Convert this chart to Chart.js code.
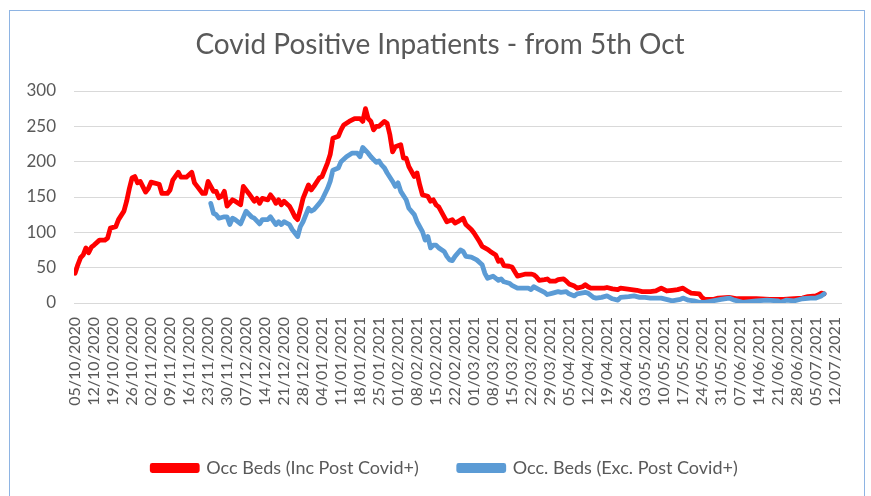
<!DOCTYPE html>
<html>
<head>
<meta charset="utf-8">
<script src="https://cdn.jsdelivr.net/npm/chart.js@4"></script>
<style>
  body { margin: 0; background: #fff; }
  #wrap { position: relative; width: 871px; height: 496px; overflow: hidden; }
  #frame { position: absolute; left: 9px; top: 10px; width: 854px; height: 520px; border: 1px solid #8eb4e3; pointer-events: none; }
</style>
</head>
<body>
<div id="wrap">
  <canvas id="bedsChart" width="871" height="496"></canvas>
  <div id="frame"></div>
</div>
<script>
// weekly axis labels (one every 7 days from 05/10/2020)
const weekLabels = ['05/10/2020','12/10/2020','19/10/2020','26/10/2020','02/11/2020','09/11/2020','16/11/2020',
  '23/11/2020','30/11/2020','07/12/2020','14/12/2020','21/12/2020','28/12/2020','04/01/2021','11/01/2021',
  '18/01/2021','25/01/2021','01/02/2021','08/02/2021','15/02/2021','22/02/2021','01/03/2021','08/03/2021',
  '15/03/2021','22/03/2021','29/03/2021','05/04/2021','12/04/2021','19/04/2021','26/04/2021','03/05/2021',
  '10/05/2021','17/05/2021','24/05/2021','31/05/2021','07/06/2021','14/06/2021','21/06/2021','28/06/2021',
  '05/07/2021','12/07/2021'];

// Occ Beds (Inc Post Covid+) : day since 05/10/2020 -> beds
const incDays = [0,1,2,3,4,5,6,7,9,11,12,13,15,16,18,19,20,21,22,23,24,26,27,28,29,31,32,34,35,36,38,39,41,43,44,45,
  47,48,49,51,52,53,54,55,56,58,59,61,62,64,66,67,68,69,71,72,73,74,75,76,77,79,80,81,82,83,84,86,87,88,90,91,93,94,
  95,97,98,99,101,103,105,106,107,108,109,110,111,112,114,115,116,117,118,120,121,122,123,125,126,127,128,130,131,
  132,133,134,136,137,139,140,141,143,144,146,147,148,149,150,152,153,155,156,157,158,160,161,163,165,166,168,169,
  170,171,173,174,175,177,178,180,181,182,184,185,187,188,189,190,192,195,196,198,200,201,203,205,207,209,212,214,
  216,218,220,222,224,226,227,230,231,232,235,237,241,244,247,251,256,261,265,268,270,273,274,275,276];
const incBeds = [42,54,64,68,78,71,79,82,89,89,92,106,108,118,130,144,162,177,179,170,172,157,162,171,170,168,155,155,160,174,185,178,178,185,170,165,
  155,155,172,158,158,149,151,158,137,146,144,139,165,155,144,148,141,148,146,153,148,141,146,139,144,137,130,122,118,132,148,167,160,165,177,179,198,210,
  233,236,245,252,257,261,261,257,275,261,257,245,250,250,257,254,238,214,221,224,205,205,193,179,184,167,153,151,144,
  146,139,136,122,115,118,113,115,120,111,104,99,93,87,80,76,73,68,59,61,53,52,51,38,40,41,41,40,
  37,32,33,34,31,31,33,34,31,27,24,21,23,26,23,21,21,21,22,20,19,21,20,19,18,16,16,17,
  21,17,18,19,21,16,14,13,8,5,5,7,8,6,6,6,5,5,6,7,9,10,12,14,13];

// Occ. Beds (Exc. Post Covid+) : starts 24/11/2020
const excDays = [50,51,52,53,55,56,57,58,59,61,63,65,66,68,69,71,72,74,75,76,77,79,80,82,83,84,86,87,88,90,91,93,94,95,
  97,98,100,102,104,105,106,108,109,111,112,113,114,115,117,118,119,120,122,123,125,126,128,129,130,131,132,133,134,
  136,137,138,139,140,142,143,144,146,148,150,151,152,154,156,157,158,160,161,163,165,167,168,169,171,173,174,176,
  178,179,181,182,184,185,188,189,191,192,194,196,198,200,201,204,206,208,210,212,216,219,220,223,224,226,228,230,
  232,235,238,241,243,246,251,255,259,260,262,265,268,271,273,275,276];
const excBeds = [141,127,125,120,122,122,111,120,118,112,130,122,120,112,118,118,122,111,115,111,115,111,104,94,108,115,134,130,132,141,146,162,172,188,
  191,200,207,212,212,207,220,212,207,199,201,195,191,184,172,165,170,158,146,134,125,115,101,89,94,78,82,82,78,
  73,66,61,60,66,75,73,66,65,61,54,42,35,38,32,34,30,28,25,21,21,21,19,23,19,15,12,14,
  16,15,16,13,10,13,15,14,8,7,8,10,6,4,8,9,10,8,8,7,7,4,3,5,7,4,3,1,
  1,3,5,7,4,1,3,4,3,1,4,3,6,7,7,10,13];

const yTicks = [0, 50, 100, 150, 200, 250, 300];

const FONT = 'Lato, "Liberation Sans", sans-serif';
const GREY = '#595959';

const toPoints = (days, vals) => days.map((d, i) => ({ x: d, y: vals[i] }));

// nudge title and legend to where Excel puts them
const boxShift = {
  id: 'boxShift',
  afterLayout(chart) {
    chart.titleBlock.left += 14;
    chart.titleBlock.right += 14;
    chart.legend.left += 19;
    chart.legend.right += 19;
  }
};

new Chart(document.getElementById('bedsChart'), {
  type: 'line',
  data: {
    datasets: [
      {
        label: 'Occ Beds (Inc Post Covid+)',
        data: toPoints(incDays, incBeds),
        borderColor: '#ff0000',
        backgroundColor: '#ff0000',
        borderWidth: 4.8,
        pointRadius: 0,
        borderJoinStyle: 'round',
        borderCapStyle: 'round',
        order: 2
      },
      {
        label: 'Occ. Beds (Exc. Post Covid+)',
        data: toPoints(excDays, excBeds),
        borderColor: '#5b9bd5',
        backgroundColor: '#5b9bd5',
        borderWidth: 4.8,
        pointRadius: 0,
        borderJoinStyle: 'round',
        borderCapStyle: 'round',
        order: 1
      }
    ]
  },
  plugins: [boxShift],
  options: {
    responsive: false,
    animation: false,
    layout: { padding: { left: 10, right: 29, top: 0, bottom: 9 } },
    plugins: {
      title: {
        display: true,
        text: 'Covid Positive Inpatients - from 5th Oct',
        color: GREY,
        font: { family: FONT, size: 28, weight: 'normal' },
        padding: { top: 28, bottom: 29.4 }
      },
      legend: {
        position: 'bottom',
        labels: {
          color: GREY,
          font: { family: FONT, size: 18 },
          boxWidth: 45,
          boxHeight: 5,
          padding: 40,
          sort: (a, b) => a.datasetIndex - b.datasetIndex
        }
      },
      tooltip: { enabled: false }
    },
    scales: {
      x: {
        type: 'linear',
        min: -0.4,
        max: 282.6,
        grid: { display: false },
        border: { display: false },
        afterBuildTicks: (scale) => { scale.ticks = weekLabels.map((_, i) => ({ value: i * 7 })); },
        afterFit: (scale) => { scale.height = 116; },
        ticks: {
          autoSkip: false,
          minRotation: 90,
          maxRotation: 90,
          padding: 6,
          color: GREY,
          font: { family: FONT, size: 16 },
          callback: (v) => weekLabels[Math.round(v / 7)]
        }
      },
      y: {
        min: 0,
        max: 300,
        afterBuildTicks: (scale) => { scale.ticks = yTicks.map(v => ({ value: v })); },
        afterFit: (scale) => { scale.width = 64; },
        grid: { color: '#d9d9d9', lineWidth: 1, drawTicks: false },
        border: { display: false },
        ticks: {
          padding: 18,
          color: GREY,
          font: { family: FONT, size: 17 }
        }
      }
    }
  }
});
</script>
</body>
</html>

- EXERCISE TASK:
Output an exact copy of the material, with the pictures removed.

- TASK SOLUTION:
Convert this chart to Chart.js code.
<!DOCTYPE html>
<html>
<head>
<meta charset="utf-8">
<script src="https://cdn.jsdelivr.net/npm/chart.js@4"></script>
<style>
  body { margin: 0; background: #fff; }
  #wrap { position: relative; width: 871px; height: 496px; overflow: hidden; }
  #frame { position: absolute; left: 9px; top: 10px; width: 854px; height: 520px; border: 1px solid #8eb4e3; pointer-events: none; }
</style>
</head>
<body>
<div id="wrap">
  <canvas id="bedsChart" width="871" height="496"></canvas>
  <div id="frame"></div>
</div>
<script>
// weekly axis labels (one every 7 days from 05/10/2020)
const weekLabels = ['05/10/2020','12/10/2020','19/10/2020','26/10/2020','02/11/2020','09/11/2020','16/11/2020',
  '23/11/2020','30/11/2020','07/12/2020','14/12/2020','21/12/2020','28/12/2020','04/01/2021','11/01/2021',
  '18/01/2021','25/01/2021','01/02/2021','08/02/2021','15/02/2021','22/02/2021','01/03/2021','08/03/2021',
  '15/03/2021','22/03/2021','29/03/2021','05/04/2021','12/04/2021','19/04/2021','26/04/2021','03/05/2021',
  '10/05/2021','17/05/2021','24/05/2021','31/05/2021','07/06/2021','14/06/2021','21/06/2021','28/06/2021',
  '05/07/2021','12/07/2021'];

// Occ Beds (Inc Post Covid+) : day since 05/10/2020 -> beds
const incDays = [0,1,2,3,4,5,6,7,9,11,12,13,15,16,18,19,20,21,22,23,24,26,27,28,29,31,32,34,35,36,38,39,41,43,44,45,
  47,48,49,51,52,53,54,55,56,58,59,61,62,64,66,67,68,69,71,72,73,74,75,76,77,79,80,81,82,83,84,86,87,88,90,91,93,94,
  95,97,98,99,101,103,105,106,107,108,109,110,111,112,114,115,116,117,118,120,121,122,123,125,126,127,128,130,131,
  132,133,134,136,137,139,140,141,143,144,146,147,148,149,150,152,153,155,156,157,158,160,161,163,165,166,168,169,
  170,171,173,174,175,177,178,180,181,182,184,185,187,188,189,190,192,195,196,198,200,201,203,205,207,209,212,214,
  216,218,220,222,224,226,227,230,231,232,235,237,241,244,247,251,256,261,265,268,270,273,274,275,276];
const incBeds = [42,54,64,68,78,71,79,82,89,89,92,106,108,118,130,144,162,177,179,170,172,157,162,171,170,168,155,155,160,174,185,178,178,185,170,165,
  155,155,172,158,158,149,151,158,137,146,144,139,165,155,144,148,141,148,146,153,148,141,146,139,144,137,130,122,118,132,148,167,160,165,177,179,198,210,
  233,236,245,252,257,261,261,257,275,261,257,245,250,250,257,254,238,214,221,224,205,205,193,179,184,167,153,151,144,
  146,139,136,122,115,118,113,115,120,111,104,99,93,87,80,76,73,68,59,61,53,52,51,38,40,41,41,40,
  37,32,33,34,31,31,33,34,31,27,24,21,23,26,23,21,21,21,22,20,19,21,20,19,18,16,16,17,
  21,17,18,19,21,16,14,13,8,5,5,7,8,6,6,6,5,5,6,7,9,10,12,14,13];

// Occ. Beds (Exc. Post Covid+) : starts 24/11/2020
const excDays = [50,51,52,53,55,56,57,58,59,61,63,65,66,68,69,71,72,74,75,76,77,79,80,82,83,84,86,87,88,90,91,93,94,95,
  97,98,100,102,104,105,106,108,109,111,112,113,114,115,117,118,119,120,122,123,125,126,128,129,130,131,132,133,134,
  136,137,138,139,140,142,143,144,146,148,150,151,152,154,156,157,158,160,161,163,165,167,168,169,171,173,174,176,
  178,179,181,182,184,185,188,189,191,192,194,196,198,200,201,204,206,208,210,212,216,219,220,223,224,226,228,230,
  232,235,238,241,243,246,251,255,259,260,262,265,268,271,273,275,276];
const excBeds = [141,127,125,120,122,122,111,120,118,112,130,122,120,112,118,118,122,111,115,111,115,111,104,94,108,115,134,130,132,141,146,162,172,188,
  191,200,207,212,212,207,220,212,207,199,201,195,191,184,172,165,170,158,146,134,125,115,101,89,94,78,82,82,78,
  73,66,61,60,66,75,73,66,65,61,54,42,35,38,32,34,30,28,25,21,21,21,19,23,19,15,12,14,
  16,15,16,13,10,13,15,14,8,7,8,10,6,4,8,9,10,8,8,7,7,4,3,5,7,4,3,1,
  1,3,5,7,4,1,3,4,3,1,4,3,6,7,7,10,13];

const yTicks = [0, 50, 100, 150, 200, 250, 300];

const FONT = 'Lato, "Liberation Sans", sans-serif';
const GREY = '#595959';

const toPoints = (days, vals) => days.map((d, i) => ({ x: d, y: vals[i] }));

// nudge title and legend to where Excel puts them
const boxShift = {
  id: 'boxShift',
  afterLayout(chart) {
    chart.titleBlock.left += 14;
    chart.titleBlock.right += 14;
    chart.legend.left += 19;
    chart.legend.right += 19;
  }
};

new Chart(document.getElementById('bedsChart'), {
  type: 'line',
  data: {
    datasets: [
      {
        label: 'Occ Beds (Inc Post Covid+)',
        data: toPoints(incDays, incBeds),
        borderColor: '#ff0000',
        backgroundColor: '#ff0000',
        borderWidth: 4.8,
        pointRadius: 0,
        borderJoinStyle: 'round',
        borderCapStyle: 'round',
        order: 2
      },
      {
        label: 'Occ. Beds (Exc. Post Covid+)',
        data: toPoints(excDays, excBeds),
        borderColor: '#5b9bd5',
        backgroundColor: '#5b9bd5',
        borderWidth: 4.8,
        pointRadius: 0,
        borderJoinStyle: 'round',
        borderCapStyle: 'round',
        order: 1
      }
    ]
  },
  plugins: [boxShift],
  options: {
    responsive: false,
    animation: false,
    layout: { padding: { left: 10, right: 29, top: 0, bottom: 9 } },
    plugins: {
      title: {
        display: true,
        text: 'Covid Positive Inpatients - from 5th Oct',
        color: GREY,
        font: { family: FONT, size: 28, weight: 'normal' },
        padding: { top: 28, bottom: 29.4 }
      },
      legend: {
        position: 'bottom',
        labels: {
          color: GREY,
          font: { family: FONT, size: 18 },
          boxWidth: 45,
          boxHeight: 5,
          padding: 40,
          sort: (a, b) => a.datasetIndex - b.datasetIndex
        }
      },
      tooltip: { enabled: false }
    },
    scales: {
      x: {
        type: 'linear',
        min: -0.4,
        max: 282.6,
        grid: { display: false },
        border: { display: false },
        afterBuildTicks: (scale) => { scale.ticks = weekLabels.map((_, i) => ({ value: i * 7 })); },
        afterFit: (scale) => { scale.height = 116; },
        ticks: {
          autoSkip: false,
          minRotation: 90,
          maxRotation: 90,
          padding: 6,
          color: GREY,
          font: { family: FONT, size: 16 },
          callback: (v) => weekLabels[Math.round(v / 7)]
        }
      },
      y: {
        min: 0,
        max: 300,
        afterBuildTicks: (scale) => { scale.ticks = yTicks.map(v => ({ value: v })); },
        afterFit: (scale) => { scale.width = 64; },
        grid: { color: '#d9d9d9', lineWidth: 1, drawTicks: false },
        border: { display: false },
        ticks: {
          padding: 18,
          color: GREY,
          font: { family: FONT, size: 17 }
        }
      }
    }
  }
});
</script>
</body>
</html>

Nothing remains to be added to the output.